◆ What you need to do
Using the data below, return word for word every line from the one holding "Write a web" down to the one holding "const data = years.map((y, i)". Leave pictures out.

Saved data entries
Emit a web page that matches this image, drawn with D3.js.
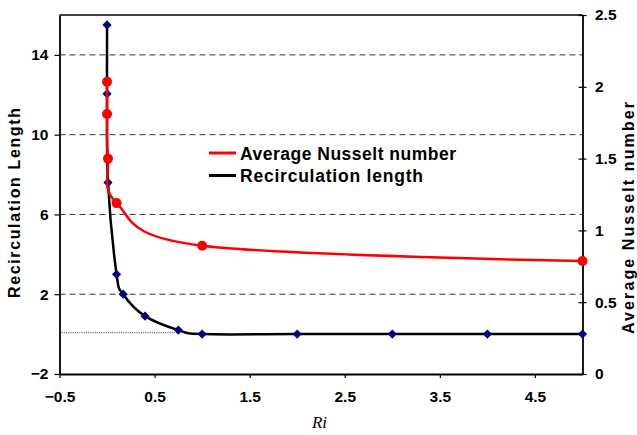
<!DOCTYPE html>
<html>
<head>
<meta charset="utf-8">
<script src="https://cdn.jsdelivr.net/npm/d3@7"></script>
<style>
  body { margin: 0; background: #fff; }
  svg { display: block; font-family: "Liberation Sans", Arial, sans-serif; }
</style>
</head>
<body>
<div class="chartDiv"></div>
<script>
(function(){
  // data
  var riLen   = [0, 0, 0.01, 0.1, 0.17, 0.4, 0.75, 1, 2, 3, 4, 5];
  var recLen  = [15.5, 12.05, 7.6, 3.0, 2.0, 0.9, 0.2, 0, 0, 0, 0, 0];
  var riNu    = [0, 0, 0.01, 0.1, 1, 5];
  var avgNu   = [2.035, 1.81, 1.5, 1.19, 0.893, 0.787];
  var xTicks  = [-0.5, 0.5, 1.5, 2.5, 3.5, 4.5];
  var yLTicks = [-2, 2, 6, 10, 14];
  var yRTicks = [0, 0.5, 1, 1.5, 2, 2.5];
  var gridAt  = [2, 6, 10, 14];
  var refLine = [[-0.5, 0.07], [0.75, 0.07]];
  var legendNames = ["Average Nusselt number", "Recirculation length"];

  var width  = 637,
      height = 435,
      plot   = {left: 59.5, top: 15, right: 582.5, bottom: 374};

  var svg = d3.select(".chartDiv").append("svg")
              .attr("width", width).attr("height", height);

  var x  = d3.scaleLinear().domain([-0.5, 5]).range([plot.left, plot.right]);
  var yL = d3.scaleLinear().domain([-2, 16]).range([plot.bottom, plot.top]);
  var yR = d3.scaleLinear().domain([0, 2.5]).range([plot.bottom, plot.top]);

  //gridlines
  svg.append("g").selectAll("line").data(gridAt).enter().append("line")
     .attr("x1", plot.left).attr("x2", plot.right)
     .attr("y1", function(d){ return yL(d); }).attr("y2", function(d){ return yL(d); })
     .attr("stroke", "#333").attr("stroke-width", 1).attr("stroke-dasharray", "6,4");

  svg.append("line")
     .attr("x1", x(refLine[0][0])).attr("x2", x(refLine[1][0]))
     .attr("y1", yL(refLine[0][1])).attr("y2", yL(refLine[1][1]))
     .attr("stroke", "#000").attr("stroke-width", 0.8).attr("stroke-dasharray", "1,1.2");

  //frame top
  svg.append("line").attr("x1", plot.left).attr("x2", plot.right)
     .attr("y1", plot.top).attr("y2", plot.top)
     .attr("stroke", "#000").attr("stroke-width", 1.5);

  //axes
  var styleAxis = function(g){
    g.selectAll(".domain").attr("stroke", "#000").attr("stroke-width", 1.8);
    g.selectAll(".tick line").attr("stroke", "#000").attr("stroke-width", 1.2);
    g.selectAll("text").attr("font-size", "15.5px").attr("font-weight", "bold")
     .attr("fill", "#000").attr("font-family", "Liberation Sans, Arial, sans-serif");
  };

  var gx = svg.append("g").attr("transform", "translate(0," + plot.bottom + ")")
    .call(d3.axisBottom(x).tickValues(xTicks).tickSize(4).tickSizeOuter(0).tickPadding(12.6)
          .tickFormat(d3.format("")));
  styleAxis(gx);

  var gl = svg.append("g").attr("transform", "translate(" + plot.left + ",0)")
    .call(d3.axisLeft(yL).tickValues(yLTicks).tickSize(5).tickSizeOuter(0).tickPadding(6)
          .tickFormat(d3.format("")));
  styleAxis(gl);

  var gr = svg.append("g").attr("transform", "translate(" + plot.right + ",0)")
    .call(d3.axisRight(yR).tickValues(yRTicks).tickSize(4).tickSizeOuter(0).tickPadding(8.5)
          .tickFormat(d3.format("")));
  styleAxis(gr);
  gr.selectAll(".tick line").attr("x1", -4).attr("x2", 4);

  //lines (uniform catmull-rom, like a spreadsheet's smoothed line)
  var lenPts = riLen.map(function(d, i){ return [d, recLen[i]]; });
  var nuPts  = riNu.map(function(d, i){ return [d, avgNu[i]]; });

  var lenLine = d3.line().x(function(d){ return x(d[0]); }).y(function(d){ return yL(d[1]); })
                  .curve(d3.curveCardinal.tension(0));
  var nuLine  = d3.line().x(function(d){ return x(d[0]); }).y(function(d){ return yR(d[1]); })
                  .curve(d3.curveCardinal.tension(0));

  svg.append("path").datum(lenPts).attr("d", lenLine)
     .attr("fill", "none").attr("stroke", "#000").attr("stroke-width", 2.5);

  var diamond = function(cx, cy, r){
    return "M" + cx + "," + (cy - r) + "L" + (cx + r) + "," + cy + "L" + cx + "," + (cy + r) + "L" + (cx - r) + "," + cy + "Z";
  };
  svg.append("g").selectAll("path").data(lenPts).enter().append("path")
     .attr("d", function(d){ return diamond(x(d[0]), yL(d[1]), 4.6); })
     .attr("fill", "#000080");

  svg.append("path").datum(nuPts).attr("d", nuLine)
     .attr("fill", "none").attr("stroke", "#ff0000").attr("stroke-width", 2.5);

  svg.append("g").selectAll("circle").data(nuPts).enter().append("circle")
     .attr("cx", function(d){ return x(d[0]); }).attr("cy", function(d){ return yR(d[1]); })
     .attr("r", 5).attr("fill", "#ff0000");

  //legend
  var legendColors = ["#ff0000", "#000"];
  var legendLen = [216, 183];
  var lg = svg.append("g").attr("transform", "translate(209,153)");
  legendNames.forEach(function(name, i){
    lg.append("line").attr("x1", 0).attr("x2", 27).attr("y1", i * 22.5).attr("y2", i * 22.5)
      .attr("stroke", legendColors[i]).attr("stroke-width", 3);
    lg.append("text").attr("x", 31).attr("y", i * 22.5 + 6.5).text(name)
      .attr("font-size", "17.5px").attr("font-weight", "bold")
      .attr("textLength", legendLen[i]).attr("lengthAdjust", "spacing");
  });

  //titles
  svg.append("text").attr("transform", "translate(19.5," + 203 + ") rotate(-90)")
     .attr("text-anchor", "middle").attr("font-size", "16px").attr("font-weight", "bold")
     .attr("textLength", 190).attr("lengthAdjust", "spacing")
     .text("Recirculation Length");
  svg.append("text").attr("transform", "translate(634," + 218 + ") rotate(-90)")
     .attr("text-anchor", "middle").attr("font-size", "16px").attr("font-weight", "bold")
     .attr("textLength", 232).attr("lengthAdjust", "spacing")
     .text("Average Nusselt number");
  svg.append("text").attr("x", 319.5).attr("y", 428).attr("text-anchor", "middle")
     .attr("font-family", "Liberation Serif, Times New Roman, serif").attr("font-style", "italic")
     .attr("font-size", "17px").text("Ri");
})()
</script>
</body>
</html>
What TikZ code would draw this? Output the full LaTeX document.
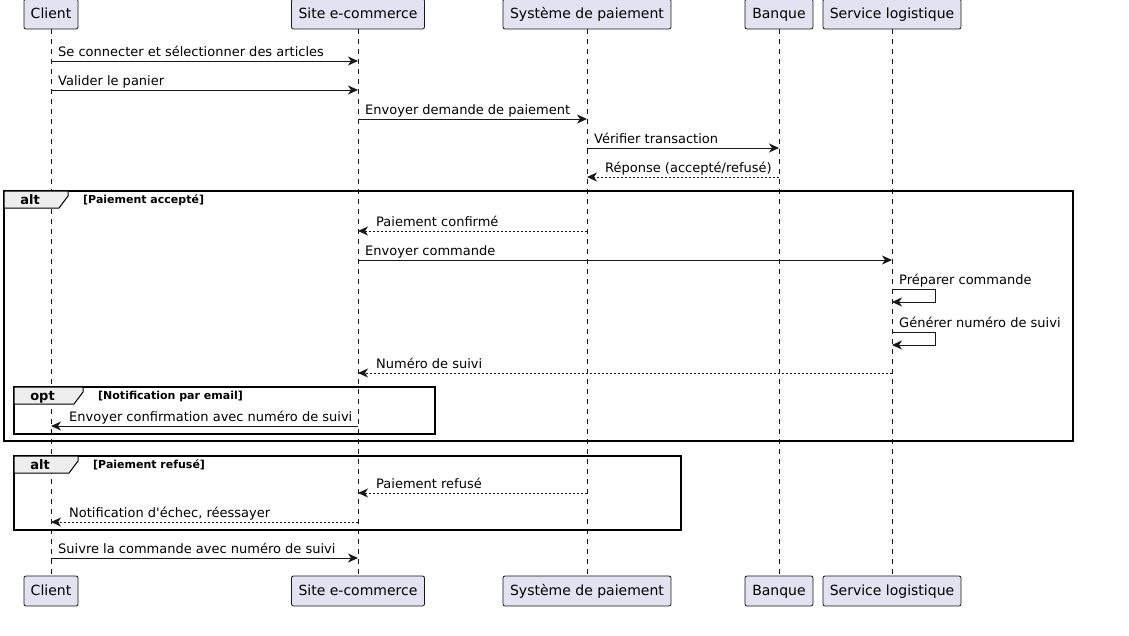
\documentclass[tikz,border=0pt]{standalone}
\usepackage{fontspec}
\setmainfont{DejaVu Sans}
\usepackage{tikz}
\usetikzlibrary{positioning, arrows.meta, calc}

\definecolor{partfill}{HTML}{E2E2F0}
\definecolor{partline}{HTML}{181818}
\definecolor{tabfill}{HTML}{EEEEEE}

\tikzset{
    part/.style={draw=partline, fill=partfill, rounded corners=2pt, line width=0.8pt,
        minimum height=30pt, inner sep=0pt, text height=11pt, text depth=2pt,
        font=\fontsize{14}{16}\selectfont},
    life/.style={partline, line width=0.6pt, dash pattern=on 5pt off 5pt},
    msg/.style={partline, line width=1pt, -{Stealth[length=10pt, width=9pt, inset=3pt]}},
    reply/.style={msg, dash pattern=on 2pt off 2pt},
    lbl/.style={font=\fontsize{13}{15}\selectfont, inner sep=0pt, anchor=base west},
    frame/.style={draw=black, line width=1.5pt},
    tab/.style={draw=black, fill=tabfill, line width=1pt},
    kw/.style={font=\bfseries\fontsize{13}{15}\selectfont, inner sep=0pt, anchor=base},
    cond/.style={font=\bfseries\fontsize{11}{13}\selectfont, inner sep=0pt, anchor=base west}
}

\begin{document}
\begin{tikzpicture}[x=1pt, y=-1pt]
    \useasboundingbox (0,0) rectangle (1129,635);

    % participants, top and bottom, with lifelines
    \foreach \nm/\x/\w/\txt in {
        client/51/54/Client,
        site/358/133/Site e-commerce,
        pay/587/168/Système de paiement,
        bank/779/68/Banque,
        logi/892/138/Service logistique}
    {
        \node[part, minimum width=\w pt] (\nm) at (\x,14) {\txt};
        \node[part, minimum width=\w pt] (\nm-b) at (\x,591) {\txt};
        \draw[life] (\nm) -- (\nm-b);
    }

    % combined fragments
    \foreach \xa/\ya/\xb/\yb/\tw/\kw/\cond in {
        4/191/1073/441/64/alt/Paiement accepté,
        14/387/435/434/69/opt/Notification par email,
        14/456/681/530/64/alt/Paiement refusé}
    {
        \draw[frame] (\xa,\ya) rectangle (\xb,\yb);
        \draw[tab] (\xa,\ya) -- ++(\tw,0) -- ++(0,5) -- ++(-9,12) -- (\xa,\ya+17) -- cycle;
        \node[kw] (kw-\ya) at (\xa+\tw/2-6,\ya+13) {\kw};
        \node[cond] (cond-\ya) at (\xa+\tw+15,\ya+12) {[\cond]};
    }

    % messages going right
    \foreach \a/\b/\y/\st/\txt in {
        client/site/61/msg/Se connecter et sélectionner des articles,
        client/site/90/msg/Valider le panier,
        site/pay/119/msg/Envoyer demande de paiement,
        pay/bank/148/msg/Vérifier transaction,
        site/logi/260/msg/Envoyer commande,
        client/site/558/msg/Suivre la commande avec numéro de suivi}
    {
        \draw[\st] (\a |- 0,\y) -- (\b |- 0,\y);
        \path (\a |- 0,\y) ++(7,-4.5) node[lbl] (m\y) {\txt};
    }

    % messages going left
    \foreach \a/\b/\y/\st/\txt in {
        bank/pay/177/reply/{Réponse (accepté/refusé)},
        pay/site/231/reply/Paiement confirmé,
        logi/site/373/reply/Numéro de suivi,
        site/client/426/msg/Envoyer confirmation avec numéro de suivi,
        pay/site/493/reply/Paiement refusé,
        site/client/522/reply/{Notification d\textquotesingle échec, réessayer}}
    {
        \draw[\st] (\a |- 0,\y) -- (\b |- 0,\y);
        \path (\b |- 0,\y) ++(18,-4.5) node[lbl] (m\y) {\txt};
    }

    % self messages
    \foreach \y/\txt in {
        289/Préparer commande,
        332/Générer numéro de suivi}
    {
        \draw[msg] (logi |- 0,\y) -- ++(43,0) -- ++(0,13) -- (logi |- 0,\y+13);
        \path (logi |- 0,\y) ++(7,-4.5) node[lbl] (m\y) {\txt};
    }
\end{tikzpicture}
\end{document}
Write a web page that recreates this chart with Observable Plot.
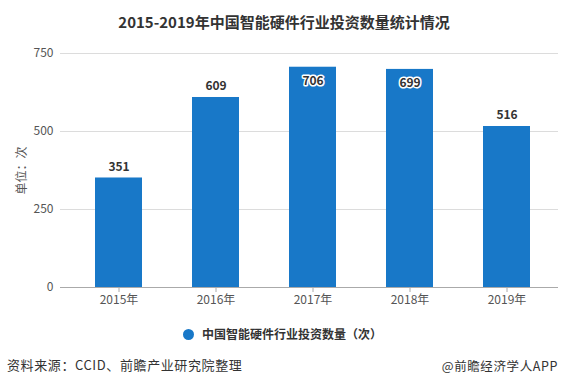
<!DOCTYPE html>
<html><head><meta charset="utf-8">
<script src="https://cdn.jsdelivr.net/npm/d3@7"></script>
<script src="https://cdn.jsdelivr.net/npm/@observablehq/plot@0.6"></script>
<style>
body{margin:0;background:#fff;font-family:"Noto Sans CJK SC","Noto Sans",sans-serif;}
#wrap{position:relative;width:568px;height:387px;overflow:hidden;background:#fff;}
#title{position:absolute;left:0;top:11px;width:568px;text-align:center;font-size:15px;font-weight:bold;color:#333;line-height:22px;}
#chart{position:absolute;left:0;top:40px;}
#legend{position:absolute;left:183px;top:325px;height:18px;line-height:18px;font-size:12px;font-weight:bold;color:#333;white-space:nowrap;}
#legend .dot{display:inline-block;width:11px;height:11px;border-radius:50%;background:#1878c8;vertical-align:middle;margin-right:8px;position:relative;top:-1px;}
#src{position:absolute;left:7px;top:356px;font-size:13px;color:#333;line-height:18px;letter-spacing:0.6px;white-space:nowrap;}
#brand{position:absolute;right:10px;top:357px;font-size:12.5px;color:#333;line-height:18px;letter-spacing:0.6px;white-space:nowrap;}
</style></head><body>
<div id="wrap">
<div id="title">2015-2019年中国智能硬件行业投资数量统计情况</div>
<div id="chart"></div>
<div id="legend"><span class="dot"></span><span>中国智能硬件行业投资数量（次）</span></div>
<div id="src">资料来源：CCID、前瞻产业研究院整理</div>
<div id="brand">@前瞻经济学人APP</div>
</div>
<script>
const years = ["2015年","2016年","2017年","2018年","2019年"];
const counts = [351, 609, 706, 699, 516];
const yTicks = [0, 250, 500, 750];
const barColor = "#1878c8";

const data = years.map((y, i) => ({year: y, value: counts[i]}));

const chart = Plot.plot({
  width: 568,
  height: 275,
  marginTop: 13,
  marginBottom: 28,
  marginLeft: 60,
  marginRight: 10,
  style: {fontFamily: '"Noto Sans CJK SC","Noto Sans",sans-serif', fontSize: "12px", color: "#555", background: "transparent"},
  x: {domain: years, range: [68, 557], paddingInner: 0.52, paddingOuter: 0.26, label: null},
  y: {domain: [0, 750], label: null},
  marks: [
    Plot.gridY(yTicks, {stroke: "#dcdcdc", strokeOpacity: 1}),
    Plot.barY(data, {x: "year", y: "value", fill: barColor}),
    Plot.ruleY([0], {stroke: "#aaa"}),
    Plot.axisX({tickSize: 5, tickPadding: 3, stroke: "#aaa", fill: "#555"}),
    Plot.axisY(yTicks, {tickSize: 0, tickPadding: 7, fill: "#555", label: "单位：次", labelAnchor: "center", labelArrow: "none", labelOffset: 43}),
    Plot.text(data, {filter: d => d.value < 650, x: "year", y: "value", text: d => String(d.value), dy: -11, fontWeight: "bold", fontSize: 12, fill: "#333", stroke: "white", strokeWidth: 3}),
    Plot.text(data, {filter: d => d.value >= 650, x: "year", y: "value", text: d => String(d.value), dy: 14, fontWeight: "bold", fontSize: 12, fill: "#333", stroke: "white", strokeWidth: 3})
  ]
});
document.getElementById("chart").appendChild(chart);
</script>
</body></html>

◆ Exercise result
Write a web page that recreates this chart with Observable Plot.
<!DOCTYPE html>
<html><head><meta charset="utf-8">
<script src="https://cdn.jsdelivr.net/npm/d3@7"></script>
<script src="https://cdn.jsdelivr.net/npm/@observablehq/plot@0.6"></script>
<style>
body{margin:0;background:#fff;font-family:"Noto Sans CJK SC","Noto Sans",sans-serif;}
#wrap{position:relative;width:568px;height:387px;overflow:hidden;background:#fff;}
#title{position:absolute;left:0;top:11px;width:568px;text-align:center;font-size:15px;font-weight:bold;color:#333;line-height:22px;}
#chart{position:absolute;left:0;top:40px;}
#legend{position:absolute;left:183px;top:325px;height:18px;line-height:18px;font-size:12px;font-weight:bold;color:#333;white-space:nowrap;}
#legend .dot{display:inline-block;width:11px;height:11px;border-radius:50%;background:#1878c8;vertical-align:middle;margin-right:8px;position:relative;top:-1px;}
#src{position:absolute;left:7px;top:356px;font-size:13px;color:#333;line-height:18px;letter-spacing:0.6px;white-space:nowrap;}
#brand{position:absolute;right:10px;top:357px;font-size:12.5px;color:#333;line-height:18px;letter-spacing:0.6px;white-space:nowrap;}
</style></head><body>
<div id="wrap">
<div id="title">2015-2019年中国智能硬件行业投资数量统计情况</div>
<div id="chart"></div>
<div id="legend"><span class="dot"></span><span>中国智能硬件行业投资数量（次）</span></div>
<div id="src">资料来源：CCID、前瞻产业研究院整理</div>
<div id="brand">@前瞻经济学人APP</div>
</div>
<script>
const years = ["2015年","2016年","2017年","2018年","2019年"];
const counts = [351, 609, 706, 699, 516];
const yTicks = [0, 250, 500, 750];
const barColor = "#1878c8";

const data = years.map((y, i) => ({year: y, value: counts[i]}));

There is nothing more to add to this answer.